Aim:
Show all lines of the listing that hold the word "this".

Data:
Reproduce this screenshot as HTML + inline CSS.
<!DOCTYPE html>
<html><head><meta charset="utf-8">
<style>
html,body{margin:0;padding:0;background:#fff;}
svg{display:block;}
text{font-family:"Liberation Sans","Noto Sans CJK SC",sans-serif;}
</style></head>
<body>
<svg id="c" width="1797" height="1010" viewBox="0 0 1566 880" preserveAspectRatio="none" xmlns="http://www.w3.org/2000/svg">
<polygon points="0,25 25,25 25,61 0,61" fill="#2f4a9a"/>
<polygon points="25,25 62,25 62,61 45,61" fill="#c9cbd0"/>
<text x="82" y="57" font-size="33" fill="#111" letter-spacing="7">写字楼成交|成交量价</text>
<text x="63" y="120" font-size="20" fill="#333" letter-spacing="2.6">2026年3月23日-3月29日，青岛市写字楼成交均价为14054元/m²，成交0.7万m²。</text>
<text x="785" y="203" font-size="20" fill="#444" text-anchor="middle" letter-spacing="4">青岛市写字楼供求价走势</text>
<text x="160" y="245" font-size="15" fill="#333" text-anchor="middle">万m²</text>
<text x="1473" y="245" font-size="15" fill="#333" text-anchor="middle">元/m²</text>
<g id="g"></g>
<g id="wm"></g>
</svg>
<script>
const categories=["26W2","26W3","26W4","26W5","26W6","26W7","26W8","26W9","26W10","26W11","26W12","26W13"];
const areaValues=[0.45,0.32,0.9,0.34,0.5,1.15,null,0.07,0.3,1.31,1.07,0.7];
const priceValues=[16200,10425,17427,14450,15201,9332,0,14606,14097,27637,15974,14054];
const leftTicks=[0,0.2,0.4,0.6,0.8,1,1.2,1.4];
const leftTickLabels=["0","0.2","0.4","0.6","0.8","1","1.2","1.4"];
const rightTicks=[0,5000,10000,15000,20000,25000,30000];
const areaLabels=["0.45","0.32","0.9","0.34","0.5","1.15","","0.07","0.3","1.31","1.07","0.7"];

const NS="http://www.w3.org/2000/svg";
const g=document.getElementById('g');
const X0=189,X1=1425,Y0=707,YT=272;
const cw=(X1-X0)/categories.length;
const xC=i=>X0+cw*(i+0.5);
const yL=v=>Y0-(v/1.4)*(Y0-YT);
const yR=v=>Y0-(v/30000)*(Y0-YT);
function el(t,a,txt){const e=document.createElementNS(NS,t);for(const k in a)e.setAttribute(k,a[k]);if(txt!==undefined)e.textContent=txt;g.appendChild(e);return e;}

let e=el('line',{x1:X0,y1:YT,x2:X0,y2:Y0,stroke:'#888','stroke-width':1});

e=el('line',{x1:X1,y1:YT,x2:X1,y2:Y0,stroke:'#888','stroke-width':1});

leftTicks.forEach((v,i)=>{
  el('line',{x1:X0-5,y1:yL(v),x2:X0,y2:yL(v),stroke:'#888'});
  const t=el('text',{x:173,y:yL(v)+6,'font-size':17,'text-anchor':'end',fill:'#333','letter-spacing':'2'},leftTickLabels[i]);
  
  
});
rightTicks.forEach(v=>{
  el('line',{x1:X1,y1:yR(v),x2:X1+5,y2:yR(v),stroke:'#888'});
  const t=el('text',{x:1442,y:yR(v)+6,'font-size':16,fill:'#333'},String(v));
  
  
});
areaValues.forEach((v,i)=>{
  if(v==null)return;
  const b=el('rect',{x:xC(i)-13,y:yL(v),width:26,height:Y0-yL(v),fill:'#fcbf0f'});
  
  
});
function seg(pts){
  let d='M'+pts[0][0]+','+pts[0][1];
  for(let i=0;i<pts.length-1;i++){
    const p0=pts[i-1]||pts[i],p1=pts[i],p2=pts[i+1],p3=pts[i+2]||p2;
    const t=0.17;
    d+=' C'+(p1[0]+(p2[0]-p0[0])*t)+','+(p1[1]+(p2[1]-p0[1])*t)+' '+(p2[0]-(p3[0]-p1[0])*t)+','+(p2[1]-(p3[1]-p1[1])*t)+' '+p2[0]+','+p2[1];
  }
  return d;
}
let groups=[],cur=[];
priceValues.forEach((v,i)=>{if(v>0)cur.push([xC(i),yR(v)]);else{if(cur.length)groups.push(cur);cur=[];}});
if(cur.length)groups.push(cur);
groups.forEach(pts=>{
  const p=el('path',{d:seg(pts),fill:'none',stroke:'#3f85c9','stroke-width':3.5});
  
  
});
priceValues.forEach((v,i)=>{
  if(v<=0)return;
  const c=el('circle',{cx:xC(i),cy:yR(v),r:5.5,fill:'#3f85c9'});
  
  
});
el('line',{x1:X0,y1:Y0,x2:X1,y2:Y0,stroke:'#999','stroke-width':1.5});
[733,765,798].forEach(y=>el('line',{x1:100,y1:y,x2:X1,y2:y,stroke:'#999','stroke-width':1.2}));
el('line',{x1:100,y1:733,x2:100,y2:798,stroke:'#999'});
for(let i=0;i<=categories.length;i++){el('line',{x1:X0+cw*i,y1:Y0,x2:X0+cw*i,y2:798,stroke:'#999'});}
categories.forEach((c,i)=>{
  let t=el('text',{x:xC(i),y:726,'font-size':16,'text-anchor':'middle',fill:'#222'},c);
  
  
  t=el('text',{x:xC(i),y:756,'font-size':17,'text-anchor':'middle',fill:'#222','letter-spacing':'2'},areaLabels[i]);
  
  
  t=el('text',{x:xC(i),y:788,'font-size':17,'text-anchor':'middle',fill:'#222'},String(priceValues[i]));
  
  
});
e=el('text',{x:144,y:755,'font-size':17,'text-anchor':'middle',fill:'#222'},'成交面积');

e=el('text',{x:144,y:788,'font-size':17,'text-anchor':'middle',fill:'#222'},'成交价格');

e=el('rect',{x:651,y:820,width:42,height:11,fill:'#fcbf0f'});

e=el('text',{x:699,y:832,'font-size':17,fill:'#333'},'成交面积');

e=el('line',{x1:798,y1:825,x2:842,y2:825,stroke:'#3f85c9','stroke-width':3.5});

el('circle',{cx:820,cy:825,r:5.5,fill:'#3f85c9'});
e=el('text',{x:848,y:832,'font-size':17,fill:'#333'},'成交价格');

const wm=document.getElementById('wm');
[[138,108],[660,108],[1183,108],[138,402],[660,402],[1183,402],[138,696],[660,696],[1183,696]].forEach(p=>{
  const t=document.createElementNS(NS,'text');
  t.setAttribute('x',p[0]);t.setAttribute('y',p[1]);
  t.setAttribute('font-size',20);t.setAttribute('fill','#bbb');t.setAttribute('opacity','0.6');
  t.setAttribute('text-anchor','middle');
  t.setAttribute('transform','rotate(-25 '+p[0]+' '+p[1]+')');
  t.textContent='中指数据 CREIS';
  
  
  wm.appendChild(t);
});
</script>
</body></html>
---
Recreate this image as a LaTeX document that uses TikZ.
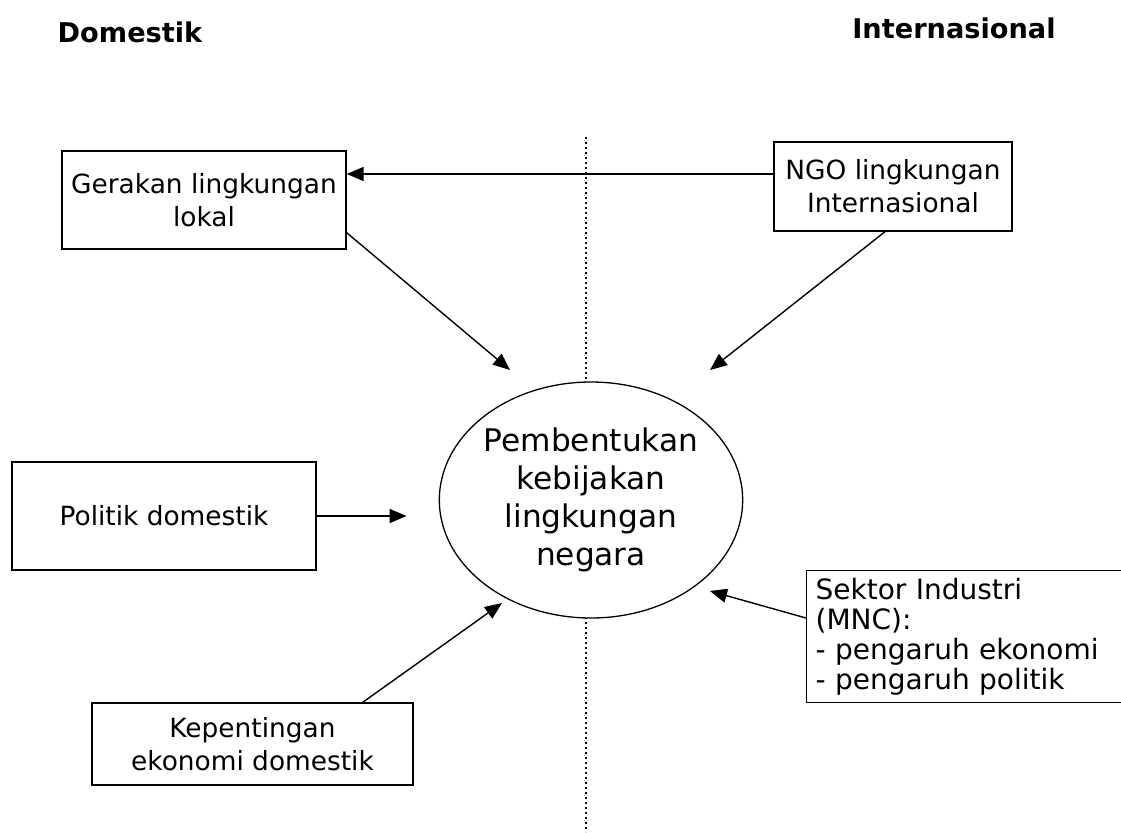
---
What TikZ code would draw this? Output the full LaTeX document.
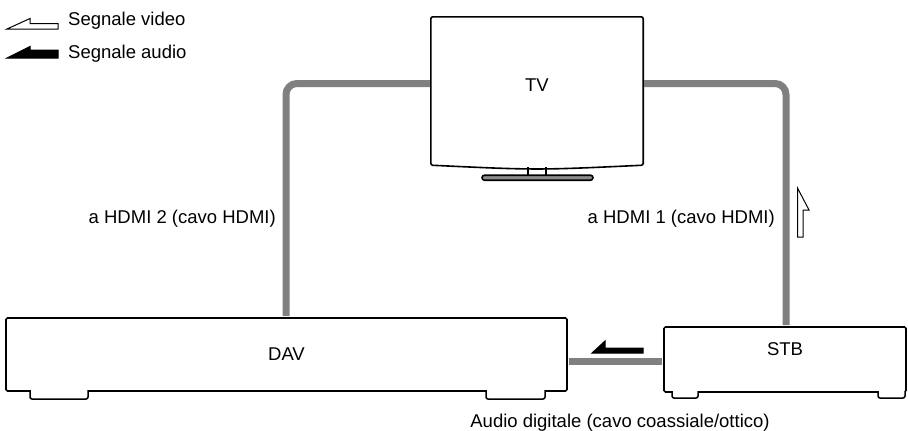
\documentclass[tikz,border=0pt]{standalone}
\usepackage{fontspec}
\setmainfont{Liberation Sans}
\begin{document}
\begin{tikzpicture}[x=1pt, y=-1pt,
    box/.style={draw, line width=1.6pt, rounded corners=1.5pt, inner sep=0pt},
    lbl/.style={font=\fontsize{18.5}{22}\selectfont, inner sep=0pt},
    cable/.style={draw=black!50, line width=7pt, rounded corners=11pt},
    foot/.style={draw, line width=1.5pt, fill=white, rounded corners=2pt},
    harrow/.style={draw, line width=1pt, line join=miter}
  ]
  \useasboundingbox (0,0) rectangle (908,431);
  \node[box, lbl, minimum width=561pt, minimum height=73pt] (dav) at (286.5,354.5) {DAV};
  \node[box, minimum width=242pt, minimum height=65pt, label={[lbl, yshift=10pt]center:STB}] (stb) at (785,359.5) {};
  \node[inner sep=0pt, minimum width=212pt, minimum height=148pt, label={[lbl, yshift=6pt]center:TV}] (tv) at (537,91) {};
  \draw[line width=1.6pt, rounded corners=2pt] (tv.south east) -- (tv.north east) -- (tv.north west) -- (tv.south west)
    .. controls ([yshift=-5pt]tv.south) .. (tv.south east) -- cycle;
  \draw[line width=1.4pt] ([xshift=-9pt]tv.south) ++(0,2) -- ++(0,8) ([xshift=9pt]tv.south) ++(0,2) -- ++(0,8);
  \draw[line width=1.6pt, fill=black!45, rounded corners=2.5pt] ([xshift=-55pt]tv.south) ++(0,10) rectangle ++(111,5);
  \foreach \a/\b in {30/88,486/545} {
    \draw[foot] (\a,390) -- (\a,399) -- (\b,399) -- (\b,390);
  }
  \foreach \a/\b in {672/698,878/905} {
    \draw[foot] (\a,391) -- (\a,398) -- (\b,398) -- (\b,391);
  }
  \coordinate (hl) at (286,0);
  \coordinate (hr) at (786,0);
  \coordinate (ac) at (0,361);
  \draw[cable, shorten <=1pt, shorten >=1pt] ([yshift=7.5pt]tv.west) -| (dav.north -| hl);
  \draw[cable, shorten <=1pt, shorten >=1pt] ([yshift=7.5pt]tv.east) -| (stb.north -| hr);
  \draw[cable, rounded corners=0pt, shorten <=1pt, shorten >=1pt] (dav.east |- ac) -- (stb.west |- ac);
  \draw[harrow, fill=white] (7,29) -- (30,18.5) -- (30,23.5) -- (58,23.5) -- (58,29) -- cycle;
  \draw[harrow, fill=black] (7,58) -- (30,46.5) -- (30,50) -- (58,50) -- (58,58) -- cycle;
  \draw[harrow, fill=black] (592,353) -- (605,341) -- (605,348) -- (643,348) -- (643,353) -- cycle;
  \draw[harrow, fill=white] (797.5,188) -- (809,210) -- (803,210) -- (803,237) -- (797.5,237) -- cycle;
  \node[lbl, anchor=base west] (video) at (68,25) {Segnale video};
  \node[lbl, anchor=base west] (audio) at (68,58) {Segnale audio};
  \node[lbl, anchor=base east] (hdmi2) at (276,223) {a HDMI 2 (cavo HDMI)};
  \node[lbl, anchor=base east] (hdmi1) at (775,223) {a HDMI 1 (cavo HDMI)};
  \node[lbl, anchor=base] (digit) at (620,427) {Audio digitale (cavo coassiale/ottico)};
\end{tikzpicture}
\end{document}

Task response:
Reproduce this screenshot as HTML + inline CSS.
Recreate this image as a LaTeX document that uses TikZ.
What TikZ code would draw this? Output the full LaTeX document.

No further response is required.